§ STATED PROBLEM: Print, please, exactly and only the lines between the line holding "Write a Python" and the line holding "return sum(CW.get(c, .5)", inclusive, omitting any pictures.

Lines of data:
———

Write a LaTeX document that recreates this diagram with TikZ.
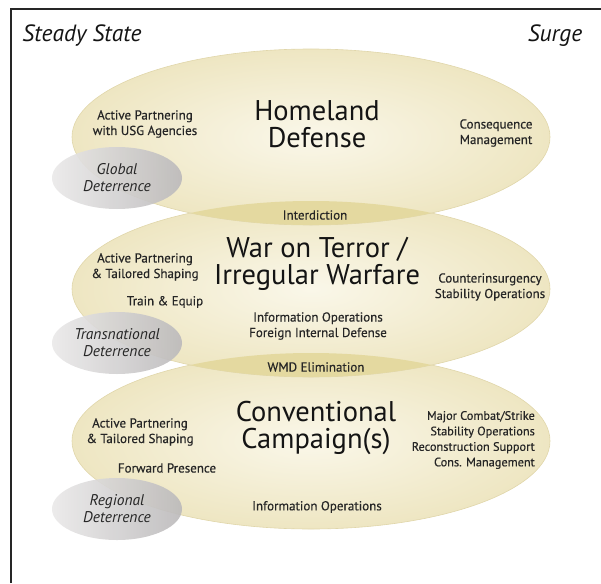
\documentclass[tikz,border=0pt]{standalone}
\usepackage{fontspec}
\setmainfont{PT Sans}
\newfontfamily\labelfont[FakeBold=0.45]{PT Sans}
\usetikzlibrary{shapes.geometric}
\definecolor{planbeige}{RGB}{238,230,194}
\definecolor{planlight}{RGB}{250,247,233}
\definecolor{planrim}{RGB}{224,214,170}
\definecolor{planlens}{RGB}{228,217,160}
\definecolor{detgrey}{RGB}{188,186,187}
\definecolor{detlight}{RGB}{234,233,233}
\colorlet{inkgrey}{black!85}

\tikzset{
  small/.style={font=\labelfont\fontsize{13}{15.5}\selectfont, text=inkgrey, align=center, inner sep=0pt},
  title/.style={font=\fontsize{28.5}{27.5}\selectfont, text=black!92, align=center, inner sep=0pt},
  corner/.style={font=\fontsize{23.5}{24}\selectfont\itshape, text=black!92, inner sep=0pt},
  deter/.style={font=\fontsize{15.5}{17}\selectfont\itshape, text=inkgrey, align=center, inner sep=0pt},
}

\begin{document}
\begin{tikzpicture}[x=1pt,y=-1pt]
    \newcommand\mission[1]{%
        \shadedraw[draw=planrim, line width=0.6pt, inner color=planlight, outer color=planbeige]
            (311,#1) ellipse [x radius=239pt, y radius=88pt];
    }
    \newcommand\overlap[2]{%
        \begin{scope}
            \clip (311,#1) ellipse [x radius=239pt, y radius=88pt];
            \fill[planlens] (311,#2) ellipse [x radius=239pt, y radius=88pt];
        \end{scope}
    }
    \newcommand\deterrence[3]{%
        \shade[left color=detlight, right color=detgrey, opacity=0.92]
            (117,#1) ellipse [x radius=65pt, y radius=31pt];
        \node[deter] (#2) at (117,#1) {#3};
    }

    \useasboundingbox (0,0) rectangle (601,583);

    % frame
    \draw[line width=2.6pt, black!85] (11,583) -- (11,9) -- (601,9);

    % mission sets, top to bottom
    \mission{441};
    \mission{289};
    \mission{137};
    \overlap{137}{289};
    \overlap{289}{441};

    % deterrence
    \deterrence{178}{global}{Global\\Deterrence};
    \deterrence{343}{transnational}{Transnational\\Deterrence};
    \deterrence{509}{regional}{Regional\\Deterrence};

    % labels
    \node[corner] (steady) at (82,36) {Steady State};
    \node[corner] (surge) at (555,36) {Surge};

    % homeland defense
    \node[title] (homeland) at (317,124) {Homeland\\Defense};
    \node[small] (partnerA) at (145,124) {Active Partnering\\with USG Agencies};
    \node[small] (consequence) at (496,133) {Consequence\\Management};
    \node[small] (interdiction) at (315,215) {Interdiction};

    % war on terror
    \node[title] (terror) at (317,264) {War on Terror /\\Irregular Warfare};
    \node[small] (partnerB) at (145,267) {Active Partnering\\\& Tailored Shaping};
    \node[small] (train) at (165,302) {Train \& Equip};
    \node[small] (infoB) at (318,326) {Information Operations\\Foreign Internal Defense};
    \node[small] (counter) at (490,287) {Counterinsurgency\\Stability Operations};
    \node[small] (wmd) at (316,367) {WMD Elimination};

    % conventional campaign
    \node[title] (conventional) at (316,428) {Conventional\\Campaign(s)};
    \node[small] (partnerC) at (140,432) {Active Partnering\\\& Tailored Shaping};
    \node[small] (forward) at (167,468) {Forward Presence};
    \node[small, font=\labelfont\fontsize{12.3}{15.5}\selectfont, align=right, anchor=east] (combat) at (535,440)
        {Major Combat/Strike\\Stability Operations\\Reconstruction Support\\Cons. Management};
    \node[small] (infoC) at (317,507) {Information Operations};
\end{tikzpicture}
\end{document}
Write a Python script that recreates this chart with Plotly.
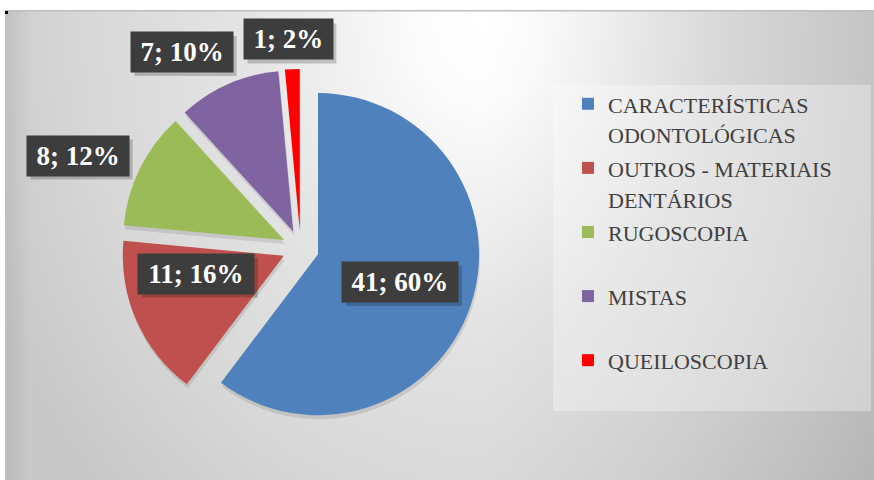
import base64
import math
import plotly.graph_objects as go

# ---- data ----
categories = ["CARACTERÍSTICAS<br>ODONTOLÓGICAS", "OUTROS - MATERIAIS<br>DENTÁRIOS",
              "RUGOSCOPIA", "MISTAS", "QUEILOSCOPIA"]
values = [41, 11, 8, 7, 1]
colors = ["#4F81BD", "#C0504D", "#9BBB59", "#8064A2", "#FF0000"]

# ---- helpers ----
W, H = 874, 480


def percents_100(vals):
    """Largest-remainder rounding so that the labels total 100% (as the spreadsheet does)."""
    raw = [100 * v / sum(vals) for v in vals]
    fl = [math.floor(r) for r in raw]
    rest = 100 - sum(fl)
    order = sorted(range(len(vals)), key=lambda i: raw[i] - fl[i], reverse=True)
    for i in order[:rest]:
        fl[i] += 1
    return fl


pcts = percents_100(values)
label_texts = [f"{v}; {p}%" for v, p in zip(values, pcts)]
label_pos = [(400, 282), (196, 273.5), (77.5, 155.5), (181.5, 52), (288, 39.5)]  # px centres of label boxes


def px_x(x):
    return x / W


def px_y(y):
    return 1 - y / H


CW = {';': .333, ' ': .25, '%': 1.0}


def text_w(s, size):
    return sum(CW.get(c, .5) for c in s) * size


# legend labels: pad single-line entries so that all entries share the same height
legend_labels = [c if "<br>" in c else c + "<br> " for c in categories]
legend_text = ["<span style='font-size:22px'>" + l.replace("<br>", "</span><br><span style='font-size:22px'>") + "</span>"
               for l in legend_labels]

# background: radial gradient as an svg image
svg = """<svg xmlns='http://www.w3.org/2000/svg' width='869' height='470' viewBox='0 0 869 470' preserveAspectRatio='none'>
<defs>
<radialGradient id='g' gradientUnits='userSpaceOnUse' cx='0' cy='0' r='1' gradientTransform='translate(480 10) scale(540 660)'>
<stop offset='0' stop-color='#ffffff'/>
<stop offset='0.12' stop-color='#fcfcfc'/>
<stop offset='0.45' stop-color='#e4e4e4'/>
<stop offset='0.75' stop-color='#d7d7d7'/>
<stop offset='1' stop-color='#c8c8c8'/>
</radialGradient>
<linearGradient id='r' x1='0' y1='0' x2='1' y2='0'>
<stop offset='0.55' stop-color='#000' stop-opacity='0'/>
<stop offset='1' stop-color='#000' stop-opacity='0.09'/>
</linearGradient>
<linearGradient id='l' x1='0' y1='0' x2='1' y2='0'>
<stop offset='0' stop-color='#000' stop-opacity='0.07'/>
<stop offset='0.03' stop-color='#000' stop-opacity='0'/>
</linearGradient>
</defs>
<rect x='0' y='0' width='869' height='470' fill='url(#g)'/>
<rect x='0' y='0' width='869' height='470' fill='url(#r)'/>
<rect x='0' y='0' width='869' height='470' fill='url(#l)'/>
<rect x='0' y='0' width='869' height='1.5' fill='#bdbdbd'/>
<rect x='0' y='0' width='1.5' height='470' fill='#c4c4c4'/>
</svg>"""
svg_uri = "data:image/svg+xml;base64," + base64.b64encode(svg.encode()).decode()

PIE_X = (121.2, 480.0)
PIE_Y = (68.9, 427.7)
PULL = 0.114

fig = go.Figure()
# soft shadow of the pie
fig.add_trace(go.Pie(
    labels=legend_text, values=values,
    marker=dict(colors=["rgba(0,0,0,0.10)"] * len(values), line=dict(width=0)),
    sort=False, direction="clockwise", rotation=0, pull=PULL, textinfo="none",
    domain=dict(x=[px_x(PIE_X[0] + 1), px_x(PIE_X[1] + 1)], y=[px_y(PIE_Y[1] + 4), px_y(PIE_Y[0] + 4)]),
    showlegend=False, hoverinfo="skip",
))
fig.add_trace(go.Pie(
    labels=legend_text,
    values=values,
    marker=dict(colors=colors, line=dict(width=0)),
    sort=False,
    direction="clockwise",
    rotation=0,
    pull=PULL,
    textinfo="none",
    domain=dict(x=[px_x(PIE_X[0]), px_x(PIE_X[1])], y=[px_y(PIE_Y[1]), px_y(PIE_Y[0])]),
    hoverinfo="value+percent",
))

annotations = []
shapes = []
LFS = 27
PAD = 4
BOX_H = 40
for txt, (cx, cy) in zip(label_texts, label_pos):
    bw = text_w(txt, LFS) + 19
    # box shadow
    shapes.append(dict(type="rect", xref="paper", yref="paper",
                       x0=px_x(cx - bw / 2 + 4), x1=px_x(cx + bw / 2 + 4),
                       y0=px_y(cy + BOX_H / 2 + 4), y1=px_y(cy - BOX_H / 2 + 4),
                       fillcolor="rgba(0,0,0,0.20)", line=dict(width=0), layer="above"))
    annotations.append(dict(
        x=px_x(cx), y=px_y(cy), xref="paper", yref="paper", showarrow=False,
        text=f"<b>{txt}</b>", font=dict(family="Liberation Serif", size=LFS, color="#ffffff"),
        bgcolor="#3d3d3d", borderpad=PAD, width=bw - 2 * PAD, height=BOX_H - 2 * PAD,
        xanchor="center", yanchor="middle"))

shapes += [
    dict(type="rect", xref="paper", yref="paper",
         x0=px_x(553), x1=px_x(871), y0=px_y(411), y1=px_y(85),
         fillcolor="rgba(255,255,255,0.32)", line=dict(width=0), layer="above"),
    dict(type="rect", xref="paper", yref="paper",
         x0=px_x(5), x1=px_x(8), y0=px_y(14), y1=px_y(11),
         fillcolor="#000000", line=dict(width=0), layer="above"),
]

fig.update_layout(
    width=W, height=H,
    margin=dict(l=0, r=0, t=0, b=0),
    paper_bgcolor="#ffffff",
    plot_bgcolor="rgba(0,0,0,0)",
    images=[dict(source=svg_uri, xref="paper", yref="paper",
                 x=px_x(5), y=px_y(10), sizex=869 / W, sizey=470 / H,
                 xanchor="left", yanchor="top", sizing="stretch", layer="below")],
    shapes=shapes,
    legend=dict(
        x=px_x(568), y=px_y(82), xanchor="left", yanchor="top",
        font=dict(family="Liberation Serif", size=23.5, color="#404040"),
        bgcolor="rgba(0,0,0,0)", borderwidth=0, valign="top",
        traceorder="normal",
    ),
    annotations=annotations,
    showlegend=True,
)

fig.write_html("out.html", config={"displayModeBar": False},
               post_script="document.body.style.margin='0';")
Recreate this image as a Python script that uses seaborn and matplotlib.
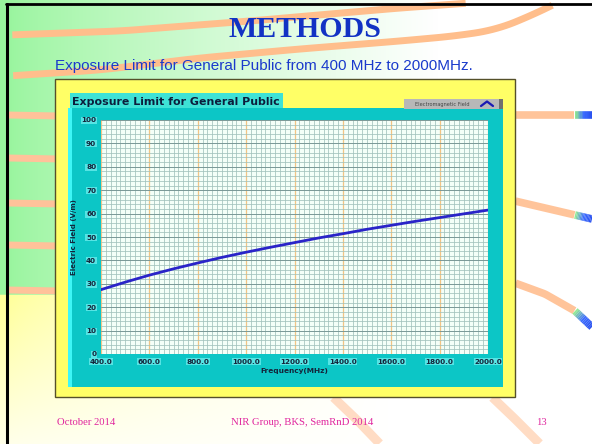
import numpy as np
import pandas as pd
import matplotlib
matplotlib.use("Agg")
import matplotlib.pyplot as plt
from matplotlib.patches import Rectangle
from matplotlib.collections import LineCollection
from matplotlib.colors import LinearSegmentedColormap
import seaborn as sns

# ---- data -------------------------------------------------------------
freq_mhz = [400, 500, 600, 700, 800, 900, 1000, 1100, 1200,
            1300, 1400, 1500, 1600, 1700, 1800, 1900, 2000]
e_field = [27.5, 30.7, 33.7, 36.4, 38.9, 41.3, 43.5, 45.6, 47.6,
           49.6, 51.4, 53.3, 55.0, 56.7, 58.3, 59.9, 61.5]
x_ticks = [400, 600, 800, 1000, 1200, 1400, 1600, 1800, 2000]
y_ticks = [0, 10, 20, 30, 40, 50, 60, 70, 80, 90, 100]

slide_title = "METHODS"
slide_subtitle = "Exposure Limit for General Public from 400 MHz to 2000MHz."
chart_title = "Exposure Limit for General Public"
legend_name = "Electromagnetic Field"
footer_left = "October 2014"
footer_mid = "NIR Group, BKS, SemRnD 2014"
footer_right = "13"

df = pd.DataFrame({"Frequency(MHz)": freq_mhz, "Electric Field (V/m)": e_field})

sns.set_style("white")
plt.rcParams["font.family"] = ["DejaVu Sans"]

W, H = 592, 444
fig = plt.figure(figsize=(W / 100, H / 100), dpi=100)

# ---- slide background (pixel coordinates) ------------------------------
bg = fig.add_axes([0, 0, 1, 1])
bg.set_xlim(0, W)
bg.set_ylim(H, 0)
bg.axis("off")

yy, xx = np.mgrid[0:H, 0:W].astype(float)
green = np.array([0.60, 0.96, 0.62])
yellow = np.array([1.0, 1.0, 0.60])
white = np.array([1.0, 1.0, 1.0])
tg = np.clip((xx - 8) / 430, 0, 1) ** 0.8
img = green * (1 - tg)[..., None] + white * tg[..., None]
ty = np.clip((xx - 8) / 380, 0, 1) ** 0.7
sy = np.clip((yy - 295) / 160, 0, 1)
wy = (1 - ty) * (1 - 0.85 * sy)
low = yellow * wy[..., None] + white * (1 - wy)[..., None]
img = np.where((yy >= 295)[..., None], low, img)
bg.imshow(img, extent=(0, W, H, 0), aspect="auto", zorder=0)

band = "#ffbe8c"


def curve(pts, lw=5.0, color=band, z=1):
    p = np.array(pts, float)
    t = np.concatenate([[0], np.cumsum(np.hypot(*np.diff(p, axis=0).T))])
    tt = np.linspace(0, t[-1], 120)
    xs = np.interp(tt, t, p[:, 0])
    ys = np.interp(tt, t, p[:, 1])
    # light smoothing of the polyline corners
    k = np.ones(9) / 9
    xs_s = np.convolve(np.pad(xs, 4, mode="edge"), k, mode="valid")
    ys_s = np.convolve(np.pad(ys, 4, mode="edge"), k, mode="valid")
    bg.plot(xs_s, ys_s, color=color, lw=lw, solid_capstyle="butt", zorder=z)


# sweeping arcs at the top
curve([(8, 35), (120, 31), (250, 21), (330, 14), (400, 8), (470, 3)])
curve([(8, 76), (100, 70), (200, 58), (300, 49), (400, 41), (455, 36),
       (495, 30), (528, 17), (557, 3)])
# stripes at the left edge (behind the chart panel)
for y0 in [115, 158, 203, 245, 290]:
    curve([(8, y0), (60, y0 + 1)], color="#ffc29a")
# stripes on the right with a green-to-blue tip
tip = LinearSegmentedColormap.from_list("tip", ["#92ea92", "#3c6cff", "#2a52f0"])
right_stripes = [
    [(515, 115), (545, 115), (575, 115), (592, 115)],
    [(515, 201), (545, 208), (575, 215), (592, 219)],
    [(515, 283), (545, 294), (575, 311), (592, 327)],
]
for pts in right_stripes:
    curve(pts[:3], lw=5.5, color="#ffc49a")
    n = 14
    segx = np.linspace(pts[2][0], pts[3][0], n)
    segy = np.linspace(pts[2][1], pts[3][1], n)
    segs = [[(segx[i], segy[i]), (segx[i + 1], segy[i + 1])] for i in range(n - 1)]
    lc = LineCollection(segs, colors=[tip(i / (n - 2)) for i in range(n - 1)],
                        linewidths=5.5, capstyle="butt", zorder=2)
    bg.add_collection(lc)
# faint arcs at the bottom
curve([(333, 397), (356, 419), (380, 444)], lw=6.5, color="#ffdcc4")
curve([(492, 397), (515, 419), (540, 444)], lw=6.5, color="#ffdcc4")

# slide frame
bg.plot([6.5, 6.5], [4, H], color="black", lw=2.2, zorder=5)
bg.plot([6, W], [4.5, 4.5], color="black", lw=2.0, zorder=5)

# ---- slide texts -------------------------------------------------------
bg.text(305, 37, slide_title, ha="center", va="baseline", fontsize=21.5,
        fontweight="bold", color="#1232c4", family="Liberation Serif", zorder=6)
bg.text(55, 70, slide_subtitle, ha="left", va="baseline", fontsize=11,
        color="#1a3acc", family="Liberation Sans", zorder=6)
for x0, txt, ha in [(57, footer_left, "left"), (302, footer_mid, "center"),
                    (541, footer_right, "center")]:
    bg.text(x0, 425, txt, ha=ha, va="baseline", fontsize=7.7, color="#e0259e",
            family="Liberation Serif", zorder=6)

# ---- chart panels ------------------------------------------------------
bg.add_patch(Rectangle((55, 79), 460, 318, facecolor="#ffff66", edgecolor="#55502a",
                       lw=1.0, zorder=3))
bg.add_patch(Rectangle((68, 108), 435, 279, facecolor="#0cc6c6", edgecolor="none", zorder=3.1))
bg.add_patch(Rectangle((68, 108), 4, 279, facecolor="#3ef6f6", edgecolor="none", zorder=3.2))
bg.add_patch(Rectangle((70, 93), 213, 15, facecolor="#3ee2d6", edgecolor="none", zorder=3.2))
bg.text(72, 104.5, chart_title, ha="left", va="baseline", fontsize=7.9, fontweight="bold",
        color="#0c1d3c", zorder=4)
# plot legend
bg.add_patch(Rectangle((404, 99), 99, 9.5, facecolor="#b8b8b8", edgecolor="none", zorder=3.2))
bg.add_patch(Rectangle((499, 99), 4, 9.5, facecolor="#707070", edgecolor="none", zorder=3.3))
bg.text(442, 105.5, legend_name, ha="center", va="baseline", fontsize=3.6,
        color="#444444", zorder=4)
bg.plot([481, 487, 493], [106, 101.5, 106], color="#1a1ab4", lw=1.6, zorder=4)

# ---- graph -------------------------------------------------------------
ax = fig.add_axes([101 / W, 1 - 354 / H, 387 / W, 234 / H])
ax.set_facecolor("#f4fff8")
sns.lineplot(data=df, x="Frequency(MHz)", y="Electric Field (V/m)", ax=ax,
             color="#2a24c8", lw=2.0, zorder=5)
ax.set_xlim(400, 2000)
ax.set_ylim(0, 100)
ax.set_xticks(x_ticks)
ax.set_yticks(y_ticks)
ax.set_xticks(np.arange(400, 2001, 20), minor=True)
ax.set_yticks(np.arange(0, 101, 2), minor=True)
ax.set_xticklabels([f"{v:.1f}" for v in x_ticks])
ax.set_yticklabels([str(v) for v in y_ticks])
ax.grid(which="minor", color="#a2c2bc", lw=0.55)
ax.grid(which="major", axis="y", color="#7a9896", lw=0.7)
ax.grid(which="major", axis="x", color="#f2c484", lw=0.9)
ax.set_axisbelow(True)
for s in ax.spines.values():
    s.set_visible(False)
ax.tick_params(which="major", length=2, width=0.6, color="#203040", pad=1.5,
               labelsize=5.2, labelcolor="#14243a")
ax.tick_params(which="minor", length=0)
for lab in ax.get_xticklabels() + ax.get_yticklabels():
    lab.set_fontweight("bold")
    lab.set_bbox(dict(facecolor="#56e4e4", edgecolor="none", pad=0.4))
ax.set_xlabel("Frequency(MHz)", fontsize=5.3, fontweight="bold", color="#14243a", labelpad=2.5)
ax.set_ylabel("Electric Field (V/m)", fontsize=5.0, fontweight="bold", color="#14243a", labelpad=3)

fig.savefig("out.png", dpi=100)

———

§ ANSWER TO THIS TASK:
Write a Python script that recreates this chart with Plotly.
import base64
import math
import plotly.graph_objects as go

# ---- data ----
categories = ["CARACTERÍSTICAS<br>ODONTOLÓGICAS", "OUTROS - MATERIAIS<br>DENTÁRIOS",
              "RUGOSCOPIA", "MISTAS", "QUEILOSCOPIA"]
values = [41, 11, 8, 7, 1]
colors = ["#4F81BD", "#C0504D", "#9BBB59", "#8064A2", "#FF0000"]

# ---- helpers ----
W, H = 874, 480


def percents_100(vals):
    """Largest-remainder rounding so that the labels total 100% (as the spreadsheet does)."""
    raw = [100 * v / sum(vals) for v in vals]
    fl = [math.floor(r) for r in raw]
    rest = 100 - sum(fl)
    order = sorted(range(len(vals)), key=lambda i: raw[i] - fl[i], reverse=True)
    for i in order[:rest]:
        fl[i] += 1
    return fl


pcts = percents_100(values)
label_texts = [f"{v}; {p}%" for v, p in zip(values, pcts)]
label_pos = [(400, 282), (196, 273.5), (77.5, 155.5), (181.5, 52), (288, 39.5)]  # px centres of label boxes


def px_x(x):
    return x / W


def px_y(y):
    return 1 - y / H


CW = {';': .333, ' ': .25, '%': 1.0}


def text_w(s, size):
    return sum(CW.get(c, .5) for c in s) * size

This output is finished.